The moderators, for their part, are endlessly entertaining in the matter-of-fact tone they often adopt in their responses to these glaring violations of policy and sense. Consider the entry that inspired Why Was I Banned?: the poor parent who inquired about his child’s ban only to receive a one-line response—“Your son was exposing himself on camera in Uno.” In Uno. Seriously, you can’t make this stuff up.
Then there’s Why Was I Banned’s spiritual sister, Fat, Ugly or Slutty?, whose title neatly captures the three categories females daring to reveal their gender on Xbox Live can expect random creepsters to dump them into. (You know, because women who game are obviously at least one of those things.) In case you thought unprovoked misogyny and sexual harassment of all stripes might finally be dying out in this new century of gaming, Fat, Ugly or Slutty? provides a sobering (and, thankfully, often funny) counterpoint. Be aware, though—the stuff on that blog isn’t just NSFW, it’s also a psycho-sexual Pandora’s Box you might regret opening.
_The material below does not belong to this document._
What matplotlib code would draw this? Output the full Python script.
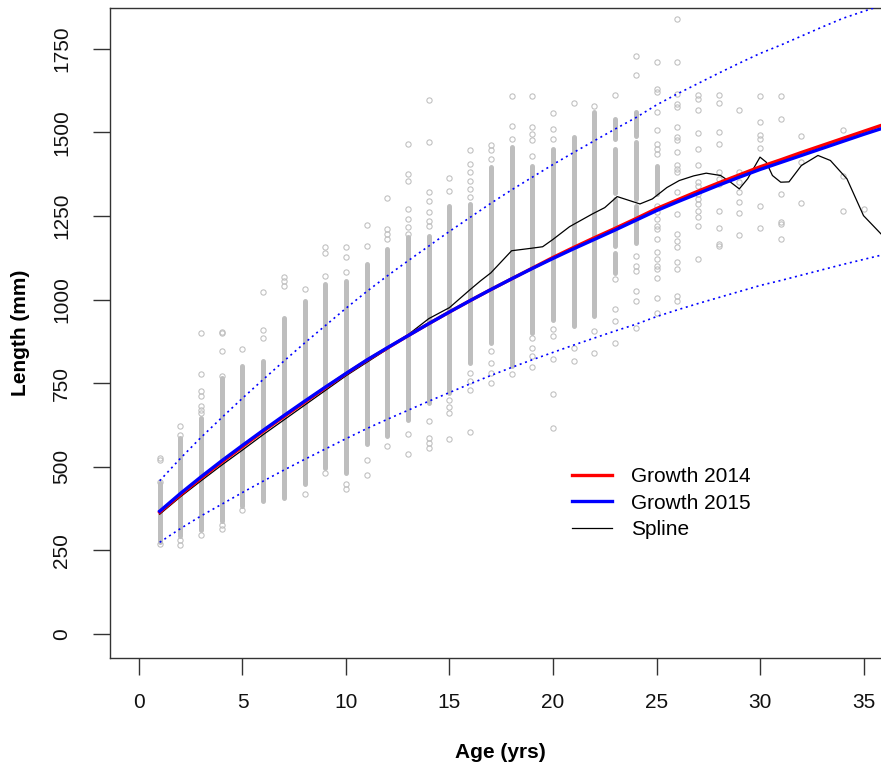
import matplotlib
matplotlib.use("Agg")
import matplotlib.pyplot as plt
from matplotlib.lines import Line2D

plt.rcParams["font.family"] = ["Liberation Sans", "DejaVu Sans"]

# ---- observed lengths -------------------------------------------------
# dense runs of overlapping points: (age, low, high)
dense_age = [1, 2, 3, 4, 5, 6, 7, 8, 9, 10, 11, 12, 13, 14, 15, 16, 17, 18,
             19, 20, 21, 22, 23, 23, 23, 23, 24, 24, 24, 25]
dense_lo = [275, 292, 312, 337, 382, 397, 407, 447, 497, 482, 567, 591, 641,
            692, 722, 811, 871, 801, 900, 940, 921, 951, 1080, 1160, 1320,
            1480, 1170, 1300, 1490, 1315]
dense_hi = [450, 587, 647, 766, 801, 816, 946, 996, 1046, 1056, 1106, 1151,
            1186, 1191, 1281, 1286, 1396, 1456, 1400, 1450, 1486, 1561, 1140,
            1300, 1450, 1540, 1280, 1470, 1560, 1400]

# single points outside the dense runs, one list per age
pt_ages = list(range(1, 36))
pt_len = [
    [270, 455, 520, 527],
    [267, 282, 594, 621],
    [297, 661, 671, 681, 711, 726, 776, 901],
    [314, 327, 771, 846, 900, 903],
    [372, 851],
    [886, 908, 1023],
    [1041, 1056, 1066],
    [417, 1031],
    [482, 1071, 1138, 1158],
    [432, 447, 1081, 1128, 1158],
    [474, 519, 1161, 1223],
    [561, 1181, 1196, 1211, 1305],
    [537, 597, 1196, 1216, 1241, 1271, 1356, 1376, 1464],
    [557, 572, 587, 636, 1221, 1236, 1261, 1296, 1321, 1471, 1596],
    [582, 662, 680, 701, 1325, 1363],
    [605, 731, 756, 781, 1306, 1331, 1356, 1381, 1406, 1446],
    [751, 781, 811, 846, 1419, 1446, 1461],
    [776, 1481, 1518, 1608],
    [798, 831, 856, 886, 1428, 1476, 1496, 1516, 1608],
    [617, 719, 821, 891, 911, 1481, 1511, 1559],
    [816, 856, 1588],
    [841, 906, 1578],
    [871, 936, 971, 1061, 1611],
    [916, 996, 1026, 1085, 1100, 1130, 1671, 1728],
    [961, 1006, 1064, 1091, 1101, 1121, 1142, 1181, 1211, 1221, 1241, 1261,
     1281, 1436, 1451, 1466, 1506, 1561, 1621, 1631, 1711],
    [996, 1011, 1091, 1111, 1156, 1176, 1196, 1256, 1321, 1381, 1391, 1401,
     1441, 1476, 1486, 1516, 1576, 1586, 1616, 1711, 1838],
    [1121, 1219, 1246, 1266, 1286, 1301, 1316, 1341, 1351, 1401, 1449, 1498,
     1568, 1601, 1613],
    [1161, 1166, 1214, 1264, 1346, 1361, 1381, 1466, 1501, 1588, 1613],
    [1194, 1259, 1291, 1321, 1351, 1381, 1568],
    [1214, 1281, 1453, 1481, 1493, 1531, 1608],
    [1181, 1226, 1231, 1316, 1539, 1608],
    [1288, 1411, 1489],
    [],
    [1264, 1371, 1506],
    [1271],
]

# ---- fitted curves ----------------------------------------------------
fit_age = list(range(1, 37))
growth_2015 = [367, 420, 470, 518, 564, 609, 653, 696, 738, 779, 819, 856,
               892, 928, 963, 997, 1030, 1062, 1093, 1123, 1152, 1180, 1208,
               1237, 1266, 1292, 1317, 1342, 1366, 1389, 1410, 1431, 1452,
               1473, 1494, 1514]
growth_2014 = [364, 416, 466, 514, 560, 606, 650, 693, 736, 778, 818, 855,
               892, 928, 963, 997, 1030, 1062, 1094, 1126, 1156, 1185, 1213,
               1242, 1272, 1298, 1324, 1349, 1373, 1397, 1418, 1440, 1461,
               1482, 1503, 1524]
upper_2015 = [458, 525, 588, 647, 705, 761, 816, 870, 922, 974, 1024, 1071,
              1116, 1160, 1204, 1246, 1288, 1328, 1366, 1404, 1440, 1475,
              1510, 1544, 1582, 1615, 1646, 1677, 1707, 1736, 1761, 1788,
              1815, 1841, 1862, 1882]
lower_2015 = [274, 315, 353, 388, 423, 457, 490, 522, 553, 584, 614, 642,
              669, 696, 722, 748, 773, 797, 820, 842, 864, 885, 906, 926, 949,
              969, 988, 1006, 1024, 1042, 1057, 1073, 1089, 1105, 1120, 1135]

spline_age = [1, 2, 3, 4, 5, 6, 7, 8, 9, 10, 11, 12, 12.5, 13, 14, 15, 16,
              16.5, 17, 18, 18.9, 19.5, 20, 20.8, 21.9, 22.5, 23.1, 23.6,
              24.2, 24.8, 25.5, 26.1, 26.8, 27.4, 28.1, 28.6, 29.0, 29.4,
              30.0, 30.3, 30.6, 31.0, 31.4, 32.0, 32.8, 33.4, 34.2, 35.0,
              35.85, 36.4]
spline_len = [358, 410, 458, 505, 550, 596, 640, 684, 728, 772, 812, 852, 875,
              895, 943, 976, 1030, 1056, 1080, 1146, 1153, 1158, 1180, 1218,
              1256, 1275, 1308, 1298, 1286, 1301, 1335, 1356, 1370, 1378, 1371,
              1350, 1331, 1361, 1426, 1411, 1371, 1351, 1352, 1401, 1431, 1416,
              1361, 1251, 1196, 1180]

x_ticks = [0, 5, 10, 15, 20, 25, 30, 35]
y_ticks = [0, 250, 500, 750, 1000, 1250, 1500, 1750]

GREY = "#BEBEBE"
W, H = 881, 766

fig = plt.figure(figsize=(W / 100, H / 100), dpi=100)
# plot region in pixels: left 110, right ~892 (past the image edge), top 8, bottom 658
ax = fig.add_axes([110 / W, (H - 658) / H, 782.5 / W, 650 / H])

ax.vlines(dense_age, dense_lo, dense_hi, color=GREY, linewidth=3.6,
          capstyle="round", zorder=1)
for a, vals in zip(pt_ages, pt_len):
    ax.plot([a] * len(vals), vals, linestyle="none", marker="o",
            markersize=3.8, markerfacecolor="none", markeredgecolor=GREY,
            markeredgewidth=0.75, zorder=2)

ax.plot(fit_age, upper_2015, color="#0000FF", linewidth=1.2,
        linestyle=(0, (1.2, 2.2)), zorder=3)
ax.plot(fit_age, lower_2015, color="#0000FF", linewidth=1.2,
        linestyle=(0, (1.2, 2.2)), zorder=3)
ax.plot(spline_age, spline_len, color="black", linewidth=0.9, zorder=4)
ax.plot(fit_age, growth_2014, color="#FF0000", linewidth=2.4, zorder=5)
ax.plot(fit_age, growth_2015, color="#0000FF", linewidth=2.4, zorder=6)

ax.set_xlim(-1.4, 36.4)
ax.set_ylim(-72, 1872)
ax.set_xticks(x_ticks)
ax.set_yticks(y_ticks)
ax.set_xticklabels([str(t) for t in x_ticks])
ax.set_yticklabels([str(t) for t in y_ticks], rotation=90, va="center")
ax.tick_params(axis="both", length=12, width=1.0, color="#333333",
               labelsize=15, labelcolor="#111111")
ax.tick_params(axis="x", pad=13)
ax.tick_params(axis="y", pad=16)
for side in ("left", "top", "bottom"):
    ax.spines[side].set_linewidth(1.0)
    ax.spines[side].set_color("#333333")
ax.spines["right"].set_visible(False)

fig.text(500 / W, 1 - 752 / H, "Age (yrs)", ha="center", va="center",
         fontsize=15, fontweight="bold")
fig.text(21 / W, 1 - 333 / H, "Length (mm)", ha="center", va="center",
         rotation=90, fontsize=15, fontweight="bold")

handles = [Line2D([], [], color="#FF0000", linewidth=2.4),
           Line2D([], [], color="#0000FF", linewidth=2.4),
           Line2D([], [], color="black", linewidth=0.9)]
ax.legend(handles, ["Growth 2014", "Growth 2015", "Spline"],
          loc="upper left", bbox_to_anchor=(572 / W, 1 - 467 / H),
          bbox_transform=fig.transFigure, frameon=False, fontsize=15,
          handlelength=1.9, handletextpad=0.95, labelspacing=0.37,
          borderpad=0, borderaxespad=0)

fig.savefig("out.png", dpi=100)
The only thing sadder than the fact that sites like Why Was I Banned? or Fat, Ugly or Slutty? need to exist—and yes, they very much do need to exist, especially the latter site—is the fact that they have such a surplus of material to work with. Although the sites’ authors are handy with a bon mot, they could really just post screenshots without comment and still be just as effective. The powerful thing about these blogs is the way they satirize the darker aspects of online gaming by simply holding up a mirror to it. The stupidity speaks for itself. Too often, game content already does enough damage to our reputation as upstanding citizens. We don't need idiotic player behavior reinforcing that stereotype. And reading these entries feels in some way like fighting back on behalf of decent gamers everywhere.
Satire always has an argument at its core. I think the argument here is pretty clear: Act like a jerk, and you deserve the humiliation that’s coming to you. In this era of bailouts and bonuses for Wall Street miscreants, I can understand the appeal. Unlike a credit default swap, it’s easy to understand why an abusive comment in a multiplayer match is a bad thing. And unlike the TARP legislation, there’s no need for debate about the proper response to the problems created by cheaters, scammers, and hateful players on Xbox Live. If you break the rules, you have to pay the price. Simple as that.
Yet something still bothers me about the act of enjoying someone else’s humiliation or pain, as deserved as it might be. As I chuckle at the latest screencap of some loser justifying his clearly racist gamertag or sending an uninvited come-on to a female avatar, I feel a tinge of guilt. I don’t want to be laughing at someone else getting punished. I want them to not do the things that merit the punishment in the first place. I want for there to be no need for these blogs to exist. And maybe that’s the real imperative behind the satire in these sites: Please, players, behave so well that you put us out of business.